* _STATED GOAL_
Without the pictures, repeat the listing character for character.

* _DATA_
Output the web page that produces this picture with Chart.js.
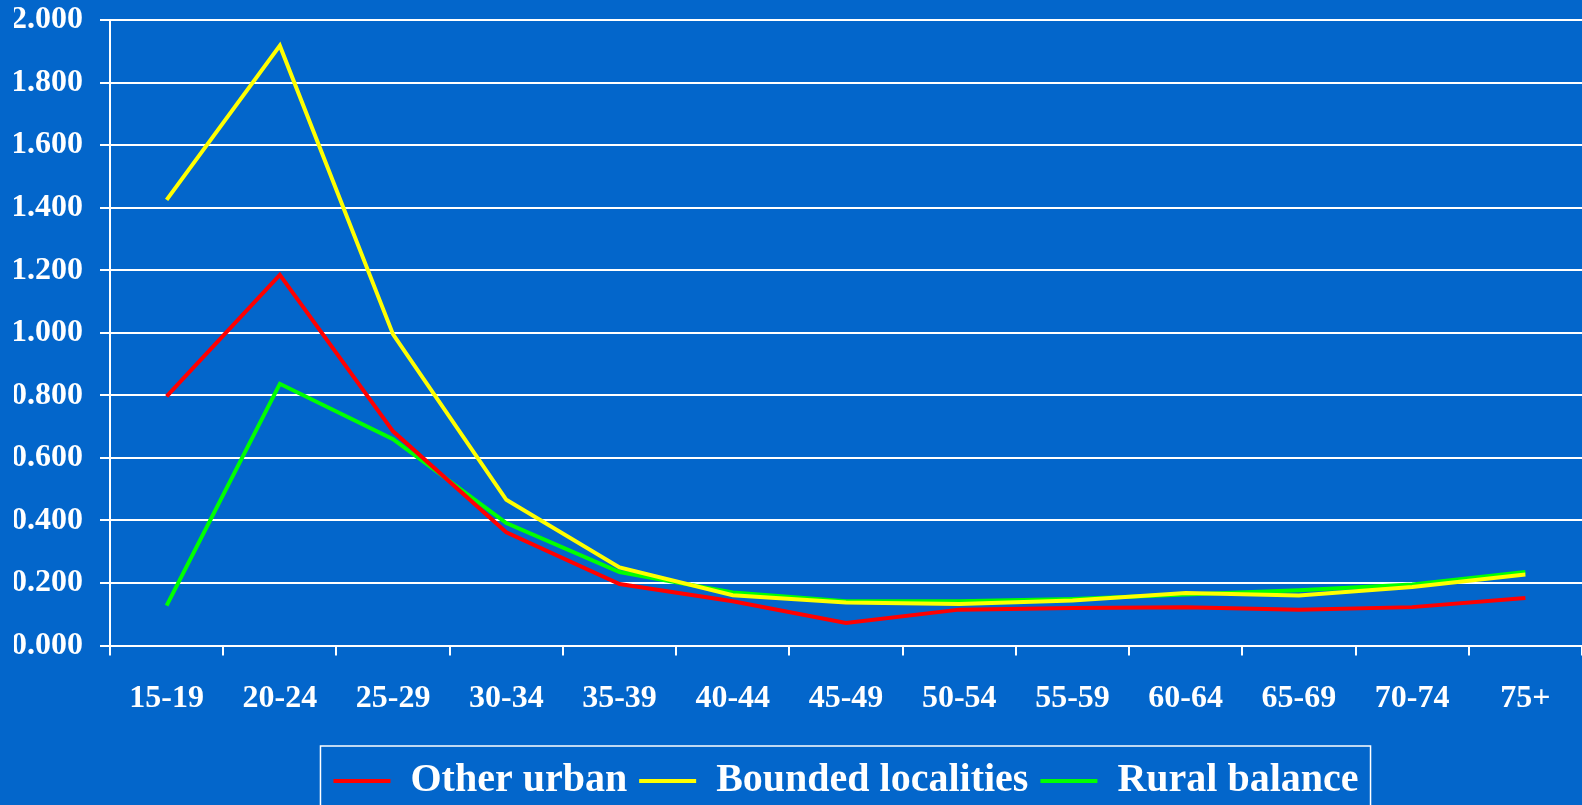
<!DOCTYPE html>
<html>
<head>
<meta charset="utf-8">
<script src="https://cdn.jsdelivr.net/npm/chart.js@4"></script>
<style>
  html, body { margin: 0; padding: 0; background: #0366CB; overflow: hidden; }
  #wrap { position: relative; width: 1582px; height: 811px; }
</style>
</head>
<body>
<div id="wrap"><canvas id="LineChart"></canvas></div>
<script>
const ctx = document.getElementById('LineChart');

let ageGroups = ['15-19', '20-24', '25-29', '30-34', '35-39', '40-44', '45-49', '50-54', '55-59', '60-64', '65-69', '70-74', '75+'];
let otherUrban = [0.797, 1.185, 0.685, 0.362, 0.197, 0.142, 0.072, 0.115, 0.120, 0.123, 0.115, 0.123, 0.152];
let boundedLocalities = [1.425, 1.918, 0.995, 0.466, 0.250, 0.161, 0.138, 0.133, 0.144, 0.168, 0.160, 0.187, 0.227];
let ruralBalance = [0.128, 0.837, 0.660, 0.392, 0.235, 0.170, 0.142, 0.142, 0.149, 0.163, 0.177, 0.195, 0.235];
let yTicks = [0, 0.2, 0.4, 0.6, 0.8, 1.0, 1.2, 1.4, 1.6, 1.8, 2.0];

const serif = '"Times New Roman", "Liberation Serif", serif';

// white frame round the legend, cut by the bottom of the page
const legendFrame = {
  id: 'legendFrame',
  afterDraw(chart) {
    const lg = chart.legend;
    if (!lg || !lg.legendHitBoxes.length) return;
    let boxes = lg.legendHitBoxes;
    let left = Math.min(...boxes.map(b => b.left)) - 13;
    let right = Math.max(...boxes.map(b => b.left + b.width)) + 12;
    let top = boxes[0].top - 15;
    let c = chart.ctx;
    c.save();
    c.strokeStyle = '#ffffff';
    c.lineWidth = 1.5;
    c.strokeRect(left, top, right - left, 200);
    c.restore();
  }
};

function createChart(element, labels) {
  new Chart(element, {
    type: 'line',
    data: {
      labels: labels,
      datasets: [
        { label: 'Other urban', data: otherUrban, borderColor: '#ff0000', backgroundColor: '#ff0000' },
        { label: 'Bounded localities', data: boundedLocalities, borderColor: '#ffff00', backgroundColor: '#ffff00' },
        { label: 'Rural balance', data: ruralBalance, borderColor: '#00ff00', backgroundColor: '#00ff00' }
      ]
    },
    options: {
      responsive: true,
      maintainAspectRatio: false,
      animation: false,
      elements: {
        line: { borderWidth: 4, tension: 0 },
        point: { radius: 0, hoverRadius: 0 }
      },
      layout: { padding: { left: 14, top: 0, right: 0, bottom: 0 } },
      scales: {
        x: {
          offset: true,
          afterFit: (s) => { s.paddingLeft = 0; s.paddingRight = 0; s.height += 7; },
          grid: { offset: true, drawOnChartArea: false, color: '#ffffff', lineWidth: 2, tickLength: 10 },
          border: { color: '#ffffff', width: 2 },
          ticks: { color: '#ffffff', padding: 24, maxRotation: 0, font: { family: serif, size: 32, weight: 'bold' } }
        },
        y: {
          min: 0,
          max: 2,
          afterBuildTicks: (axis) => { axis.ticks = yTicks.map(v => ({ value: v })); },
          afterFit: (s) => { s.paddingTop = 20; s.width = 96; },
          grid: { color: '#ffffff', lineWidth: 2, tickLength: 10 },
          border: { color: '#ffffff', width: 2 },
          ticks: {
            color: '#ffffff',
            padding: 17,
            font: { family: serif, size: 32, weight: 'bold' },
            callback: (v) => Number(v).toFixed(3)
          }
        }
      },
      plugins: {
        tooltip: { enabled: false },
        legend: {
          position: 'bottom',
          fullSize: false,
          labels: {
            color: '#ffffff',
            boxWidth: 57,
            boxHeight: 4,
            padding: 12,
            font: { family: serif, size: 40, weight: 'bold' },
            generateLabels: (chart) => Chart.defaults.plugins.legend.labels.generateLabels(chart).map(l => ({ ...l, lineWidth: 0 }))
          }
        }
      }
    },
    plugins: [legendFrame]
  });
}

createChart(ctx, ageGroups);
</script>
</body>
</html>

* _RESULT OF THIS EXERCISE_
Output the web page that produces this picture with Chart.js.
<!DOCTYPE html>
<html>
<head>
<meta charset="utf-8">
<script src="https://cdn.jsdelivr.net/npm/chart.js@4"></script>
<style>
  html, body { margin: 0; padding: 0; background: #0366CB; overflow: hidden; }
  #wrap { position: relative; width: 1582px; height: 811px; }
</style>
</head>
<body>
<div id="wrap"><canvas id="LineChart"></canvas></div>
<script>
const ctx = document.getElementById('LineChart');

let ageGroups = ['15-19', '20-24', '25-29', '30-34', '35-39', '40-44', '45-49', '50-54', '55-59', '60-64', '65-69', '70-74', '75+'];
let otherUrban = [0.797, 1.185, 0.685, 0.362, 0.197, 0.142, 0.072, 0.115, 0.120, 0.123, 0.115, 0.123, 0.152];
let boundedLocalities = [1.425, 1.918, 0.995, 0.466, 0.250, 0.161, 0.138, 0.133, 0.144, 0.168, 0.160, 0.187, 0.227];
let ruralBalance = [0.128, 0.837, 0.660, 0.392, 0.235, 0.170, 0.142, 0.142, 0.149, 0.163, 0.177, 0.195, 0.235];
let yTicks = [0, 0.2, 0.4, 0.6, 0.8, 1.0, 1.2, 1.4, 1.6, 1.8, 2.0];

const serif = '"Times New Roman", "Liberation Serif", serif';

// white frame round the legend, cut by the bottom of the page
const legendFrame = {
  id: 'legendFrame',
  afterDraw(chart) {
    const lg = chart.legend;
    if (!lg || !lg.legendHitBoxes.length) return;
    let boxes = lg.legendHitBoxes;
    let left = Math.min(...boxes.map(b => b.left)) - 13;
    let right = Math.max(...boxes.map(b => b.left + b.width)) + 12;
    let top = boxes[0].top - 15;
    let c = chart.ctx;
    c.save();
    c.strokeStyle = '#ffffff';
    c.lineWidth = 1.5;
    c.strokeRect(left, top, right - left, 200);
    c.restore();
  }
};

function createChart(element, labels) {
  new Chart(element, {
    type: 'line',
    data: {
      labels: labels,
      datasets: [
        { label: 'Other urban', data: otherUrban, borderColor: '#ff0000', backgroundColor: '#ff0000' },
        { label: 'Bounded localities', data: boundedLocalities, borderColor: '#ffff00', backgroundColor: '#ffff00' },
        { label: 'Rural balance', data: ruralBalance, borderColor: '#00ff00', backgroundColor: '#00ff00' }
      ]
    },
    options: {
      responsive: true,
      maintainAspectRatio: false,
      animation: false,
      elements: {
        line: { borderWidth: 4, tension: 0 },
        point: { radius: 0, hoverRadius: 0 }
      },
      layout: { padding: { left: 14, top: 0, right: 0, bottom: 0 } },
      scales: {
        x: {
          offset: true,
          afterFit: (s) => { s.paddingLeft = 0; s.paddingRight = 0; s.height += 7; },
          grid: { offset: true, drawOnChartArea: false, color: '#ffffff', lineWidth: 2, tickLength: 10 },
          border: { color: '#ffffff', width: 2 },
          ticks: { color: '#ffffff', padding: 24, maxRotation: 0, font: { family: serif, size: 32, weight: 'bold' } }
        },
        y: {
          min: 0,
          max: 2,
          afterBuildTicks: (axis) => { axis.ticks = yTicks.map(v => ({ value: v })); },
          afterFit: (s) => { s.paddingTop = 20; s.width = 96; },
          grid: { color: '#ffffff', lineWidth: 2, tickLength: 10 },
          border: { color: '#ffffff', width: 2 },
          ticks: {
            color: '#ffffff',
            padding: 17,
            font: { family: serif, size: 32, weight: 'bold' },
            callback: (v) => Number(v).toFixed(3)
          }
        }
      },
      plugins: {
        tooltip: { enabled: false },
        legend: {
          position: 'bottom',
          fullSize: false,
          labels: {
            color: '#ffffff',
            boxWidth: 57,
            boxHeight: 4,
            padding: 12,
            font: { family: serif, size: 40, weight: 'bold' },
            generateLabels: (chart) => Chart.defaults.plugins.legend.labels.generateLabels(chart).map(l => ({ ...l, lineWidth: 0 }))
          }
        }
      }
    },
    plugins: [legendFrame]
  });
}

createChart(ctx, ageGroups);
</script>
</body>
</html>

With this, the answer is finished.